Starting at the first line of the listing below, retype each line up to and including the one that contains "s.set_visible(False)". Leave pictures out.
-- Begin --
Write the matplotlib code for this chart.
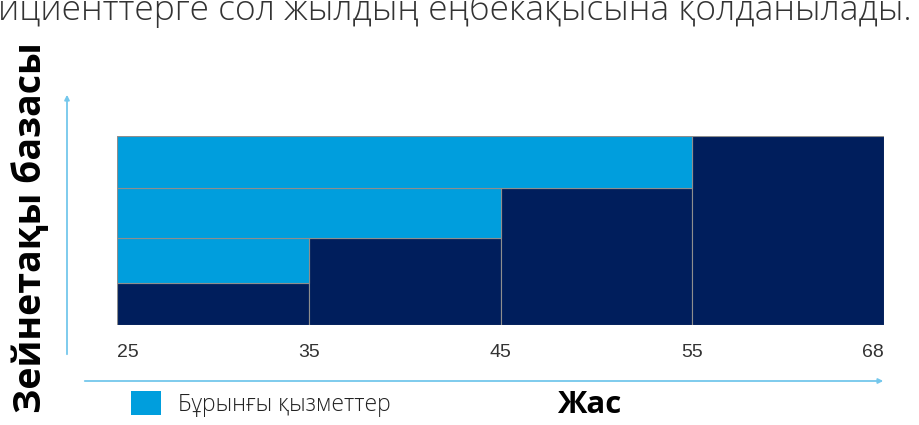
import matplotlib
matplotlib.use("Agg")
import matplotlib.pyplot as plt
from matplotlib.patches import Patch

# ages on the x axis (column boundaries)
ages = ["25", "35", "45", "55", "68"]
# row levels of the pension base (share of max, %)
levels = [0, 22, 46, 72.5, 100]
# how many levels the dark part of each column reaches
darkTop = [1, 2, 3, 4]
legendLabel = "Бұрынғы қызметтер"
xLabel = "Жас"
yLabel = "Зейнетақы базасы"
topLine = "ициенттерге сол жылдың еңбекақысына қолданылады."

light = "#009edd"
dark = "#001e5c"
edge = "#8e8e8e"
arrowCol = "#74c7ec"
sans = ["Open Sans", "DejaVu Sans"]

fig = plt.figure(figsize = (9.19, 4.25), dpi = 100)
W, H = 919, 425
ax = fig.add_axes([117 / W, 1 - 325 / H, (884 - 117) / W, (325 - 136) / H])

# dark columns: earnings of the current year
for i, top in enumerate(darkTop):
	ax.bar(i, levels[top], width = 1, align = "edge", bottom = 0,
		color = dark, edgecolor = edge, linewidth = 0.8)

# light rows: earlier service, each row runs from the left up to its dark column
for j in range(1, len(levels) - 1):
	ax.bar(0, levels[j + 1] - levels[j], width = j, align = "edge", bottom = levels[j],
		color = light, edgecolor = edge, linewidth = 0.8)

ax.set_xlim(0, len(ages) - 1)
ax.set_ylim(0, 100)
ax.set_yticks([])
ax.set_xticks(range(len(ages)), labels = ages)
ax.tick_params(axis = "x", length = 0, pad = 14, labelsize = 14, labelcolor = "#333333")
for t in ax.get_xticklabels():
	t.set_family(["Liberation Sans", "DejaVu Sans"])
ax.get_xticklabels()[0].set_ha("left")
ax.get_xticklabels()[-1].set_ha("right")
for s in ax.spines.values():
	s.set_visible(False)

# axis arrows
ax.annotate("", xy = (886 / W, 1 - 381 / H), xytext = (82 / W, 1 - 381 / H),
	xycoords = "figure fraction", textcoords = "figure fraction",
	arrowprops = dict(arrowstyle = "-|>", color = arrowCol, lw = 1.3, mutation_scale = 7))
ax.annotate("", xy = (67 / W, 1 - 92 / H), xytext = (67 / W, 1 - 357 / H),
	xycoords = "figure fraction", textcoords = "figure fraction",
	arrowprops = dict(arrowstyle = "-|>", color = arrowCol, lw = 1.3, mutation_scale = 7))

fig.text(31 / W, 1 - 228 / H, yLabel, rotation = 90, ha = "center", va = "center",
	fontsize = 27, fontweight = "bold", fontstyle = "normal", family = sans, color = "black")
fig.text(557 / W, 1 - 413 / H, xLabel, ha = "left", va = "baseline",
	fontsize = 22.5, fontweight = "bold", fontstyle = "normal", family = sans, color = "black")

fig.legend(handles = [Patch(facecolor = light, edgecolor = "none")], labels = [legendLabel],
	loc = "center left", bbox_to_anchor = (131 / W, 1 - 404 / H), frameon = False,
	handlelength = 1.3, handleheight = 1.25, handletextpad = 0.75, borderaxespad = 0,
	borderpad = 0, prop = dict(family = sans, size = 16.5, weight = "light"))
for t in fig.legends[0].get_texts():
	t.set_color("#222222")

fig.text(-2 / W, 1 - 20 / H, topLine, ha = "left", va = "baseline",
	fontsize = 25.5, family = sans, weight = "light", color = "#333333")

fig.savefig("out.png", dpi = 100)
-- End --
> ANSWER BELOW:
Write the matplotlib code for this chart.
import matplotlib
matplotlib.use("Agg")
import matplotlib.pyplot as plt
from matplotlib.patches import Patch

# ages on the x axis (column boundaries)
ages = ["25", "35", "45", "55", "68"]
# row levels of the pension base (share of max, %)
levels = [0, 22, 46, 72.5, 100]
# how many levels the dark part of each column reaches
darkTop = [1, 2, 3, 4]
legendLabel = "Бұрынғы қызметтер"
xLabel = "Жас"
yLabel = "Зейнетақы базасы"
topLine = "ициенттерге сол жылдың еңбекақысына қолданылады."

light = "#009edd"
dark = "#001e5c"
edge = "#8e8e8e"
arrowCol = "#74c7ec"
sans = ["Open Sans", "DejaVu Sans"]

fig = plt.figure(figsize = (9.19, 4.25), dpi = 100)
W, H = 919, 425
ax = fig.add_axes([117 / W, 1 - 325 / H, (884 - 117) / W, (325 - 136) / H])

# dark columns: earnings of the current year
for i, top in enumerate(darkTop):
	ax.bar(i, levels[top], width = 1, align = "edge", bottom = 0,
		color = dark, edgecolor = edge, linewidth = 0.8)

# light rows: earlier service, each row runs from the left up to its dark column
for j in range(1, len(levels) - 1):
	ax.bar(0, levels[j + 1] - levels[j], width = j, align = "edge", bottom = levels[j],
		color = light, edgecolor = edge, linewidth = 0.8)

ax.set_xlim(0, len(ages) - 1)
ax.set_ylim(0, 100)
ax.set_yticks([])
ax.set_xticks(range(len(ages)), labels = ages)
ax.tick_params(axis = "x", length = 0, pad = 14, labelsize = 14, labelcolor = "#333333")
for t in ax.get_xticklabels():
	t.set_family(["Liberation Sans", "DejaVu Sans"])
ax.get_xticklabels()[0].set_ha("left")
ax.get_xticklabels()[-1].set_ha("right")
for s in ax.spines.values():
	s.set_visible(False)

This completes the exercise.